Last month, I had the chance to sit down and talk to Farhat Ali, the previous President and CEO of Fujitsu America, as well as a member of the Princeton Class of 1977. Our talk spanned everywhere from topics like combining business school with a technical degree, to appropriately managing a startup. However, I think one of the most interesting pieces of insight I got from Farhat was his explanation of the difference between “invention” and “innovation.”

Strictly speaking, an invention is some novel creation — U.S. patent law defines it as “a new, useful process, machine, improvement, etc., that did not exist previously and that is recognized as the product of some unique intuition or genius, as distinguished from ordinary mechanical skill or craftsmanship.”

Innovation, on the other hand, is the act of identifying a market need and then connecting the user base with an invention. Innovation is a much more complicated action, requiring the entrepreneur to not only orchestrate and lead the creation of a new invention, but also to have the foresight and experience to effectively target and market to a consumer group.

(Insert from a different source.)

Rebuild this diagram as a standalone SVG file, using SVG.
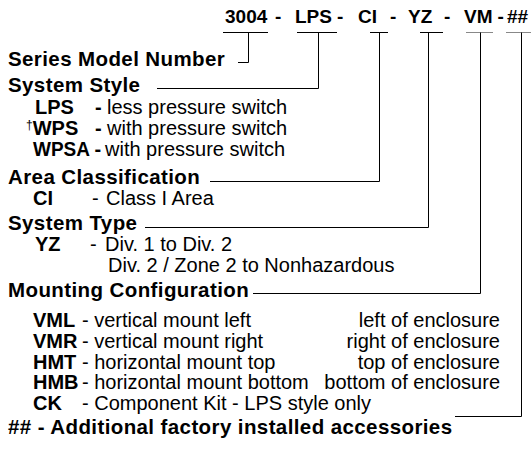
<svg xmlns="http://www.w3.org/2000/svg" width="531" height="449" viewBox="0 0 531 449">
<style>
text{font-family:"Liberation Sans",Arial,sans-serif;font-size:20px;fill:#000}
.b{font-weight:bold}
.h{font-weight:bold;font-size:20.5px;letter-spacing:0.4px}
.t{font-weight:bold;font-size:19px}
.r{text-anchor:end}
.c line,.c polyline{stroke:#000;stroke-width:1;fill:none}
.c .g{stroke:#888}
</style>
<rect width="531" height="449" fill="#fff"/>
<g id="title">
<text class="t" y="23"><tspan x="225">3004</tspan><tspan x="275">-</tspan><tspan x="295">LPS</tspan><tspan x="337">-</tspan><tspan x="358">CI</tspan><tspan x="390">-</tspan><tspan x="408">YZ</tspan><tspan x="444">-</tspan><tspan x="464">VM</tspan><tspan x="497.5">-</tspan><tspan x="507">##</tspan></text>
</g>
<g id="series">
<text class="h" x="8" y="66">Series Model Number</text>
</g>
<g id="system-style">
<text class="h" x="8" y="92">System Style</text>
<text class="b" x="35" y="113.5">LPS</text><text y="113.5"><tspan class="b" x="95">-</tspan><tspan x="107">less pressure switch</tspan></text>
<text x="26" y="135"><tspan font-size="12" dy="-6">†</tspan><tspan class="b" dy="6">WPS</tspan></text><text y="135"><tspan class="b" x="95">-</tspan><tspan x="107">with pressure switch</tspan></text>
<text class="b" x="33" y="156" textLength="57" lengthAdjust="spacingAndGlyphs">WPSA</text><text y="156"><tspan class="b" x="94.5">-</tspan><tspan x="105">with pressure switch</tspan></text>
</g>
<g id="area-classification">
<text class="h" x="8" y="184">Area Classification</text>
<text class="b" x="33" y="205">CI</text><text y="205"><tspan x="92">-</tspan><tspan x="106">Class I Area</tspan></text>
</g>
<g id="system-type">
<text class="h" x="8" y="229.5">System Type</text>
<text class="b" x="35" y="251">YZ</text><text y="251"><tspan x="90">-</tspan><tspan x="105">Div. 1 to Div. 2</tspan></text>
<text x="108" y="272">Div. 2 / Zone 2 to Nonhazardous</text>
</g>
<g id="mounting-configuration">
<text class="h" x="8" y="297">Mounting Configuration</text>
<text class="b" x="33" y="327">VML</text><text x="82" y="327">- vertical mount left</text><text class="r" x="500" y="327">left of enclosure</text>
<text class="b" x="33" y="347.8">VMR</text><text x="82" y="347.8">- vertical mount right</text><text class="r" x="500" y="347.8">right of enclosure</text>
<text class="b" x="33" y="368.6">HMT</text><text x="82" y="368.6">- horizontal mount top</text><text class="r" x="500" y="368.6">top of enclosure</text>
<text class="b" x="33" y="389.4">HMB</text><text x="82" y="389.4">- horizontal mount bottom</text><text class="r" x="500" y="389.4">bottom of enclosure</text>
<text class="b" x="33" y="410.2">CK</text><text x="82" y="410.2">- Component Kit - LPS style only</text>
</g>
<g id="accessories">
<text class="h" x="8" y="434">## - Additional factory installed accessories</text>
</g>
<g id="connectors" class="c">
<line x1="223" y1="32.5" x2="268" y2="32.5"/>
<polyline points="248.5,32.5 248.5,62.5 238,62.5"/>
<line x1="297" y1="32.5" x2="337" y2="32.5"/>
<polyline points="318.5,32.5 318.5,88.5 157,88.5"/>
<line x1="370" y1="32.5" x2="388" y2="32.5"/>
<polyline points="379.5,32.5 379.5,181.5 210,181.5"/>
<line x1="420" y1="32.5" x2="443" y2="32.5"/>
<polyline points="428.5,32.5 428.5,227.5 145,227.5"/>
<line class="g" x1="466" y1="32.5" x2="493" y2="32.5"/>
<polyline points="480.5,32.5 480.5,293.5 253,293.5"/>
<line class="g" x1="506" y1="32.5" x2="531" y2="32.5"/>
<polyline points="521.5,32.5 521.5,416.5 455,416.5"/>
</g>
</svg>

For the sake of example, let’s talk about Apple: the iPhone itself was an invention, but Steve Jobs epitomized innovation — he (along with several others who don’t get enough credit) invented a suite of products which intersected with a market desire for these electronics, and established a devoted, cult-like following to his company. Of course, it’s hard to discern the direction of causation in this story — whether Apple identified the consumers’ desire for its products and then created its suite of products, or if Apple created a superior product that generated user interest — but it is clear that innovation is the marriage between technical acumen and business-savvy.

All this leads to my point, which is that too many young entrepreneurs today seem to lack the requisite maturity and insight needed to create a successful product. I recently read a post from Sunil Rajaraman on the unbridled (and naive) enthusiasm of some entrepreneurs in Silicon Valley, and he painted this picture of many startups:

“Your 27-year-old CEO calls an ad-hoc all-hands meeting and regales about company culture and how your mission is to ‘kill email because it’s broken.’ He wants to make every enterprise company in the world switch to your product. He’s never worked for an enterprise company, or any other company at all.”

Ultimately, after my experiences talking to entrepreneurs and working with startups, I’ve decided that if I want to run my own successful venture in the future, the first step I need to take is to learn: to learn about how a real, successful organization runs its business, and to develop an understanding of a niche problem-space that I can explore and specialize in. Only then will I begin to be adequately prepared to take on such a challenge.